All this violation of personal boundaries was justified by our belief that we were literally responsible for each other’s souls. If we failed to “stand up for God” in the lives of our brethren (aka, get involved in their personal business), we would answer for that at the judgment seat of Christ.
Fear of God, fear of man, fear of eternal repercussions dictated and motivated much of our relational interactions.

From Friendships In High Demand Cultish Groups

Spanky Training His Heir Apparent?


Has Rod seen the writing on the wall? Has all of his failed prophecies and predictions started to wear him down? Rod has brought in his son Jim to be his right hand man and to start training him.

Is LCG soon to go the way of GTA's little sect?  When you check out GTAEA's web site you would never know GTA had died unless you did some fishing around on the site.  Mark Armstrong is not a good speaker so all they can do is replay over and over old GTA programs. Necromancy seems to be alive and well in the various splinter cults of Armstrongism.

Given Jim's track record from when he was in Pasadena growing up, LCG is in for a bumpy road!  Will the obsession for fake prophecy, sex and queers continue on?  Time will tell.

Thursday, April 21, 2011

How do spiritual leaders benefit from being abusive?

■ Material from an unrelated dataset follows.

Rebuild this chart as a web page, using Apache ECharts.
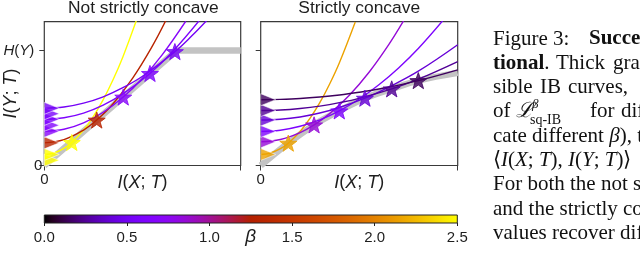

Here is an interesting little blurb from a web site called My Savvy Sisters

Her comments below describe perfectly the various leaders of the 700 some splinter cults of Armstrongism.



My Savvy Sisters: How do spiritual leaders benefit from being abusive?

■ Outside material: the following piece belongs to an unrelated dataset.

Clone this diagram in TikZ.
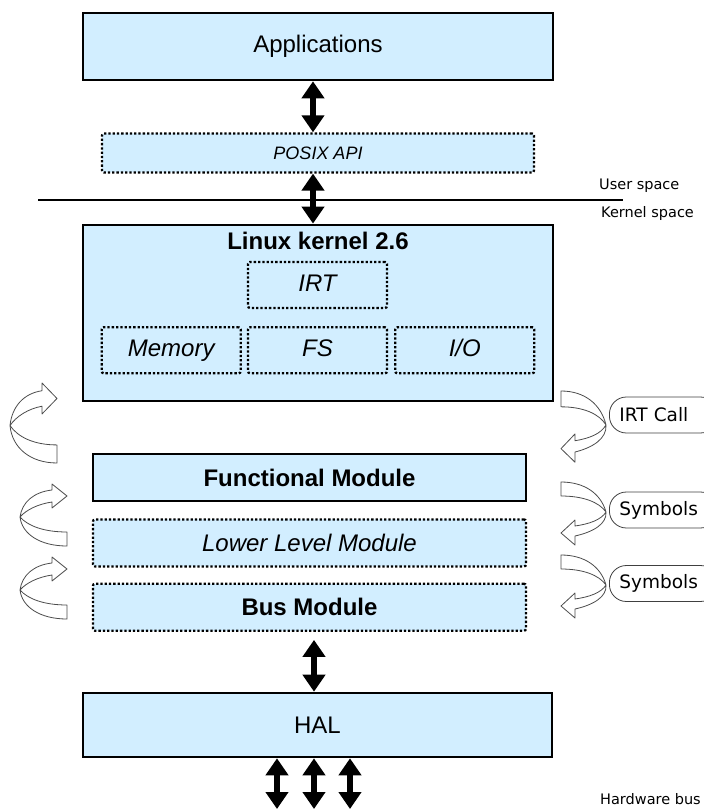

Interesting question! The benefits vary from group to group, and leader to leader. It depends on the end goal of the group and the leaders themselves. Some groups are driven by money, and others by power. Some religious groups also exploit sex as well. Other groups serve to meet the psychological needs of the leader.

The primary group leader of a group generally fits a typical narcissistic profile, what some have termed the Machiavellian Personality after the famed Prince Machiavelli. With only casual contact with such an individual, one would never suspect that they had anything less than the highest moral character, but this is just on the surface. In addition to being very charismatic, charming and keenly shrewd, they never show humility, they believe that ethics apply only to the weak (so they are exempt from moral standards which serves their exaggerated sense of entitlement), and they prefer to be feared (prefer an authoritarian style of control). Despite their capacity for arrogance, they can feign compassion and humility impeccably when it suits their objectives, yet they have a very limited capacity for showing true empathy to others. Those who tend toward this profile demand a great deal of attention and praise, and they thrive on the power others surrender to them.

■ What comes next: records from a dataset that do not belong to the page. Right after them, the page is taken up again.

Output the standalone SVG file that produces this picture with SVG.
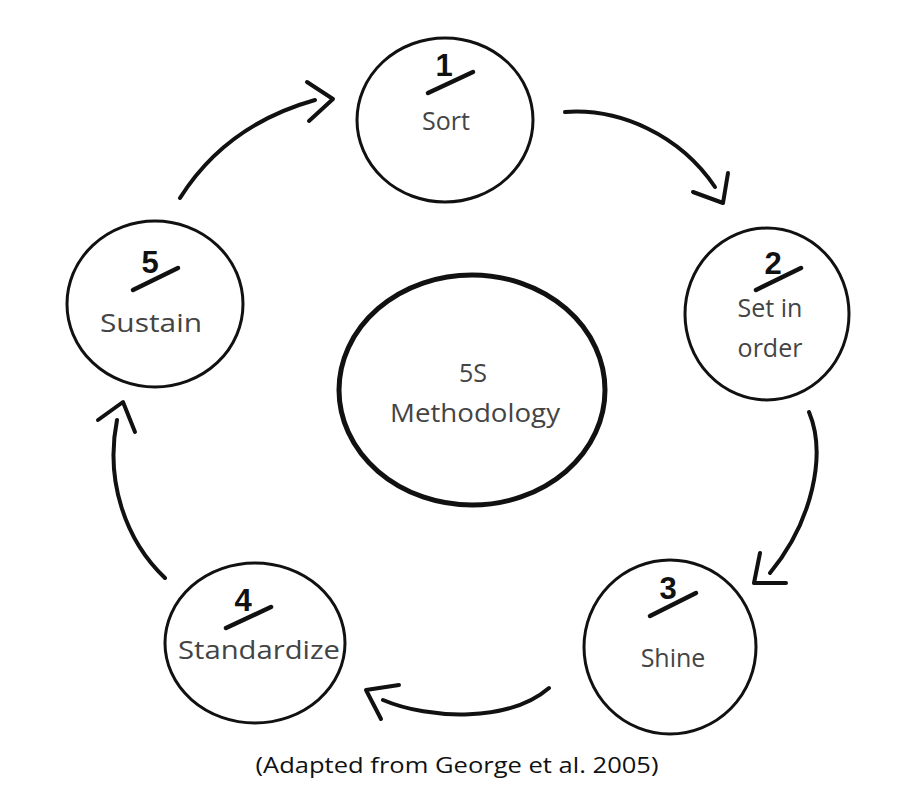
<svg xmlns="http://www.w3.org/2000/svg" width="917" height="792" viewBox="0 0 917 792">
<defs>
<style>
.node{fill:#fff;stroke:#111;stroke-width:3}
.core{fill:#fff;stroke:#111;stroke-width:5}
.lbl{font-family:"Open Sans","Noto Sans",sans-serif;font-size:25px;fill:#444;text-anchor:middle}
.num{font-family:"Liberation Sans","DejaVu Sans",sans-serif;font-weight:bold;font-size:31px;fill:#111;text-anchor:middle}
.ul{stroke:#111;stroke-width:4.5;stroke-linecap:round;fill:none}
.arr{stroke:#111;stroke-width:4;stroke-linecap:round;stroke-linejoin:round;fill:none}
.cap{font-family:"Open Sans","Liberation Sans",sans-serif;font-size:21px;fill:#111;text-anchor:middle}
</style>
</defs>
<rect width="917" height="792" fill="#fff"/>
<g id="connectors">
<path class="arr" d="M180,198 Q226,125 315,100"/>
<path class="arr" d="M307,82 L333,99 L309,121"/>
<path class="arr" d="M565,112 C620,108 680,135 715,187"/>
<path class="arr" d="M693,192 L723,203 L728,173"/>
<path class="arr" d="M809,412 C827,455 812,522 770,573"/>
<path class="arr" d="M760,553 L754,583 L786,583"/>
<path class="arr" d="M549,688 C510,722 430,720 383,700"/>
<path class="arr" d="M399,685 L366,690 L381,719"/>
<path class="arr" d="M165,578 C125,540 105,480 117,420"/>
<path class="arr" d="M98,420 L123,402 L135,432"/>
</g>
<g id="core">
<ellipse class="core" cx="472" cy="390" rx="133" ry="115"/>
<text class="lbl" x="473" y="382">5S</text>
<text class="lbl" x="475" y="422" textLength="170" lengthAdjust="spacingAndGlyphs">Methodology</text>
</g>
<g id="n1">
<ellipse class="node" cx="445" cy="120" rx="88" ry="82"/>
<text class="num" x="444" y="76">1</text>
<line class="ul" x1="428" y1="93" x2="473" y2="72"/>
<text class="lbl" x="446" y="130">Sort</text>
</g>
<g id="n2">
<ellipse class="node" cx="767" cy="314" rx="82" ry="86"/>
<text class="num" x="773" y="274">2</text>
<line class="ul" x1="756" y1="290" x2="801" y2="268"/>
<text class="lbl" x="770" y="317">Set in</text>
<text class="lbl" x="770" y="357">order</text>
</g>
<g id="n3">
<ellipse class="node" cx="670" cy="647" rx="86" ry="87"/>
<text class="num" x="668" y="599">3</text>
<line class="ul" x1="650" y1="616" x2="696" y2="593"/>
<text class="lbl" x="673" y="667">Shine</text>
</g>
<g id="n4">
<ellipse class="node" cx="255" cy="643" rx="90" ry="80"/>
<text class="num" x="243" y="611">4</text>
<line class="ul" x1="226" y1="628" x2="271" y2="607"/>
<text class="lbl" x="259" y="659" textLength="162" lengthAdjust="spacingAndGlyphs">Standardize</text>
</g>
<g id="n5">
<ellipse class="node" cx="155" cy="304" rx="88" ry="83"/>
<text class="num" x="150" y="273">5</text>
<line class="ul" x1="133" y1="290" x2="178" y2="268"/>
<text class="lbl" x="151" y="332" textLength="102" lengthAdjust="spacingAndGlyphs">Sustain</text>
</g>
<text class="cap" x="457" y="773" textLength="403" lengthAdjust="spacingAndGlyphs">(Adapted from George et al. 2005)</text>
</svg>
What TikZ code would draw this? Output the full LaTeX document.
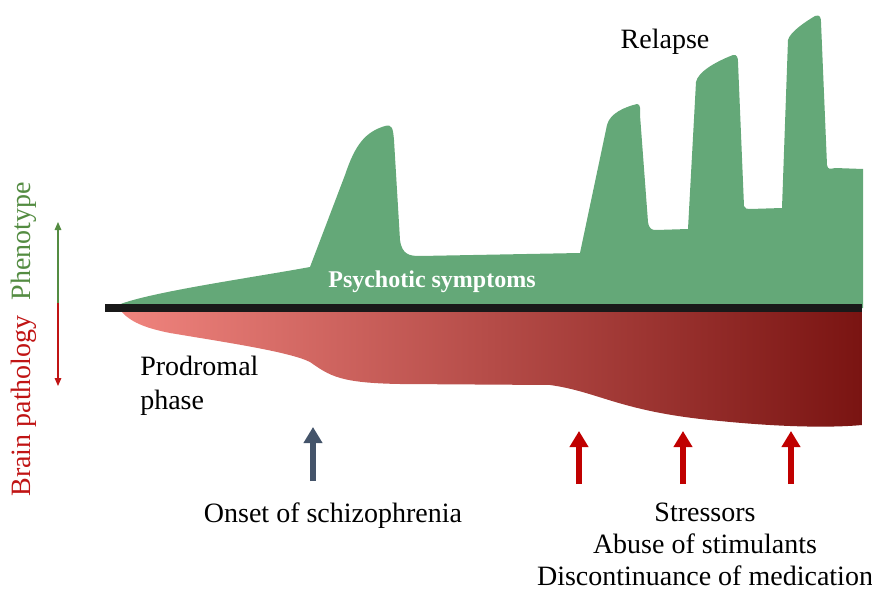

Your question also speaks to a dynamic found within spiritually abusive groups themselves. The sub-status of a type of “middle management leader” that is bestowed on followers within spiritually abusive groups provides “true believers” with status, prestige, and the rewards of approval and worth. Groups promote an external basis of worth, discouraging individuals to derive confidence and well-being from within themselves. The profoundly powerful sense of reward comes with these positions in middle management within the system, and members lust after them because it offsets the discomfort of the shame-oriented control measures used in such groups to control members.